Schlenvogt’s path to the Magic Kingdom has been serendipitous.
In 2003, when she was 12, she won third place for her solo number “Ambush” during a national dance competition at Disney World.
It’s one of numerous dance awards, Schlenvogt — who overcame a shattered ankle and torn ligaments in 2004 — earned for her creative choreography and routines.
After graduating from Port Washington High School, Schlenvogt majored in dance and communications at Hunter College in New York City. To help pay the bills, she worked at the Disney Store in Times Square, coached dance, volleyball and cheerleading teams and taught fitness and strength classes.
A week before graduating in June 2012, a friend asked her to go with her to audition for a Disney show.
“I didn’t know what to expect,” Schlenvogt said. “I wore jeans and a sweatshirt, and everyone is wearing really nice clothes. They kept calling my name, and I made it through to the last audition.”
The next day, she got a phone call asking her to move to Orlando the following week.

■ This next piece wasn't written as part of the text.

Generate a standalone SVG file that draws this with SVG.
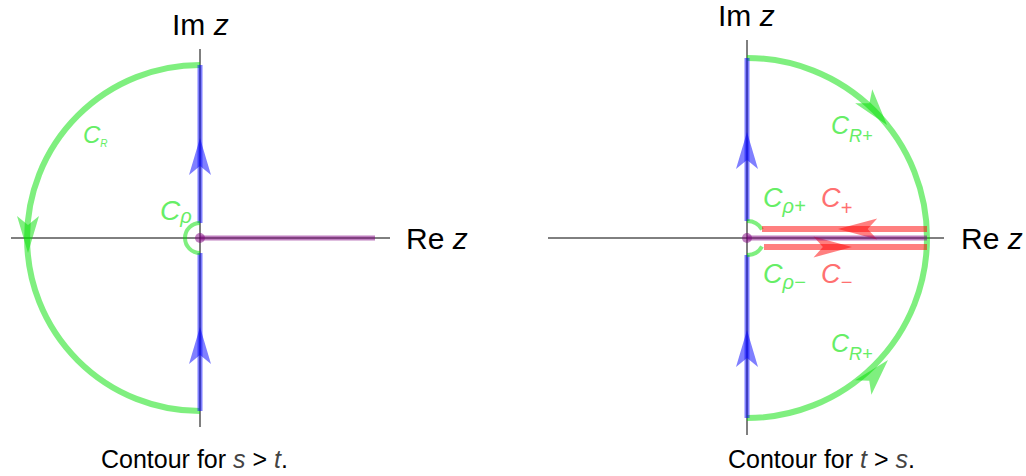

“I was graduating in one week and asked if I could come after graduation,” Schlenvogt said.
“I went home to Port Washington for a week, packed up all my stuff, then drove a U-Haul from Manhattan to Orlando.”
She signed with Disney on June 17, 2012.
“I’m supposed to work 40 hours, but it’s more like 60 to 80 hours,” Schlenvogt said.
She started by performing in day parades at the theme park. Soon, she was in the Electric Light Parade and doing spot performances throughout the park.
Last year, she was cast in the “Move It, Shake It” show at the Magic Kingdom castle stage. Only 18 performers are trained for the show.
Her first time on that stage was so moving she cried.
“I’m such a mess in all the pictures because I was crying so hard,” she said. “It was everything I expected it to be and much more.
“When there are so many people watching you can’t see the concrete, just bodies jumping up and down, it’s incredible.”
Her audition for the Disney Live Tour was also by happenstance.
“I called friends to see if they wanted to go to dinner on a Friday night, and they said they were auditioning for Disney Live. I wrote down the time wrong, so I arrived late,” Schlenvogt said.
“They were already doing a jazz, hip-hop mix, which isn’t my strong point. They would do a number, then do an improv, then the routine again and another improv.”
They then did a ballet number, which Schlenvogt knew she did well.
A few days later, she was notified she was an alternate. Then, she got a call saying there was an opening and told to fax her passport to Beijing before the office closed 30 minutes later.
Although she performs almost every day at Disney, Schlenvogt said, she still practices on her own.
“Doing the same thing day after day, your body gets lazy,” Schlenvogt said. “I do a lot of dancing on my own, especially ballet. Ballet is my first love and always will be.”
Schlenvogt said she hopes to perform on stage for a long time.
“Being on stage is an indescribable emotion — it’s all of me and none of me,” she said.
“It’s where I feel most at home, but at the same time, it’s such a dream state like I’m not really there.”